1. Let the parallelogram E represent a vessel sailing in the line to R, from left hand to right; and S, a fix’d Station, e.g. a castle, discharging balls on the right line SM, perpendicular to the route of the vessel. If the vessel had been at rest, a ball arriving at the middle of it, M, would have gone right across it, to N. But as it is supposed to be sailing, the ball will not go right over from M to N, but will cross the deck obliquely, in another right line as MO, and so will be left behind toward the stern as much as the vessel had gone forward while the ball was crossing it; and MN will be to NO as the velocity of the ball to the velocity of the vessel. Thus to the people on board, the ball would seem to move obliquely across the deck, as if it came from some point T in the line OM produced, instead of coming from S. And a tube capable of receiving the ball would allow the ball to pass thro it without striking its sides, if it were inclined forward in the direction OM; which it would not do in any other situation. The angle OMN or SMT answers to the aberration; and supposing S to be the Sun; and E, the Earth, this angle is 20″; and the general effect is, to make the Sun or any fixed star to appear farther that way towards which the Earth is moving.
2. Let us suppose another vessel V, between S and E, sailing the same way as E in a parallel direction. If both the vessels sailed with the same velocity, a ball from V coming to M, would go right across to N, just as if both of them had been at rest; because the ball, which crossing the vessel E, would be carry’d just as far to the right hand as the points M and N are. And a tube to receive it must be held in the direction MN. So here would be no aberration of the vessel V.
3. Suppose V to move the same way, but Slower. A ball from V would now be really carry’d forward, that is, to the right hand, tho not so far as in the 2d. supposition; and therefore would be left behind in respect of the vessel E; and so, would come to the side of the vessel somewhere between O and N, but the greater its velocity towards the right, the nearer to N. So that if the velocity of V were to be continually increasing from nothing till it became equal to that of E, a tube to receive the ball must be held first in the direction OM looking forward, and afterwards, more and more inclined till it came into the perpendicular direction.

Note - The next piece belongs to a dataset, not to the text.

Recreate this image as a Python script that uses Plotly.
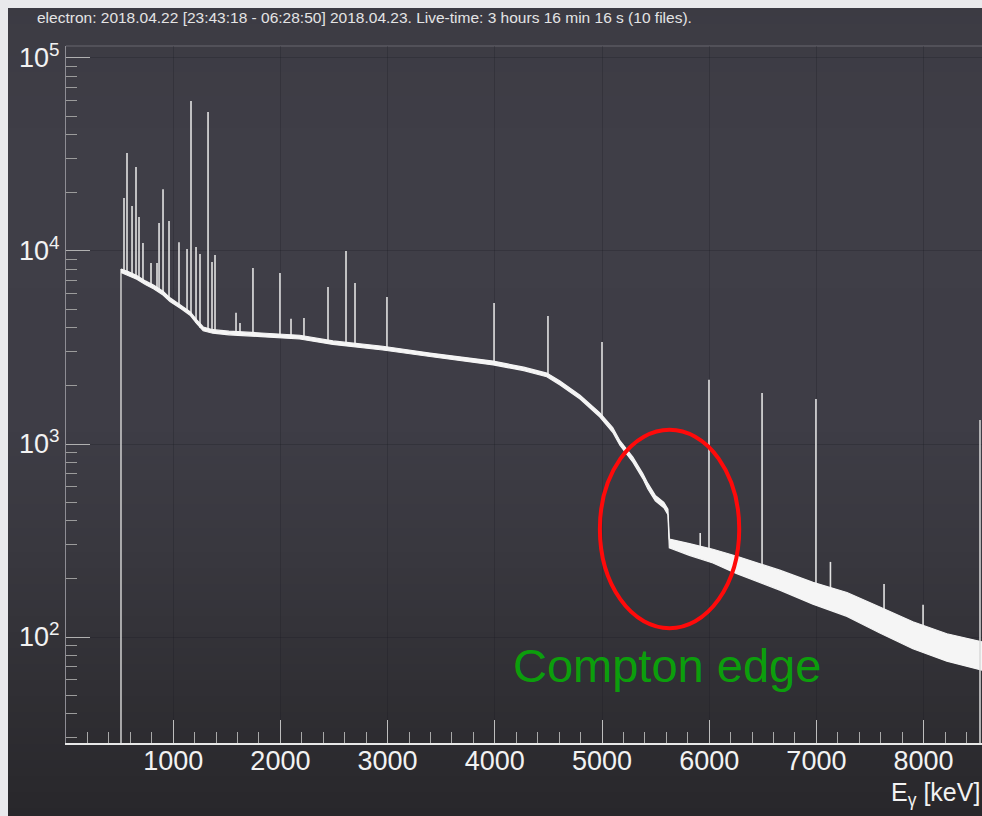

From hence it is natural to conclude,
4. That if V move the same way, but swifter, a tube to receive the ball must be reclined backward. For the ball would now be carried to the right hand farther than in the 2d supposition; and therefore would come to the other side of the vessel at some point P on the right hand of N, as if it proceded from some point Q on the left hand of S.
This last seems to be the case of the Transit, by supposing S to be the Sun, E the Earth; and V the planet Venus passing between them, from left to right, and with a greater velocity than the Earth; (greater, nearly as 24:20.). And it should seem that the aberration must make Venus appear farther to the left hand, or to the East from the Sun, and consequently retard the Transit, and make it happen later than it would otherwise do.
Thus, Sir, I have explain’d very particularly my apprehension of the matter, and I make no doubt you will immediately discover where the error lies; and shall take it as a great favor if you will please to point it out to me.
5. For the part he did play in attempting, unsuccessfully, to persuade Massachusetts to send an expedition see above, XV, 167. He also did what he could to arouse public interest: talks that he gave at Harvard subsequently appeared in print as Two Lectures on the Parallax and Distance of the Sun as Deducible from the Transit of Venus … Published by the General Desire of the Students (Boston, 1769), with an appendix in which the layman was shown how to make his own observation of the transit.
6. In BF’s hand. The paper, read on April 5, 1770, was printed in Phil. Trans., LX (1770), 358–62.
7. Nathaniel Bliss (1700–64) was Savilian Professor of Geometry at Oxford and became Astronomer Royal in 1762; the Rev. Thomas Hornsby (1733–1810) became Savilian Professor of Astronomy in 1763. DNB. Winthrop is probably referring to Bliss’s paper on the transit of 1761 in Phil. Trans., LIT, pt. I (1761), 232–50, and to Hornsby’s on that of 1769 in ibid., LV (1766), 326–44.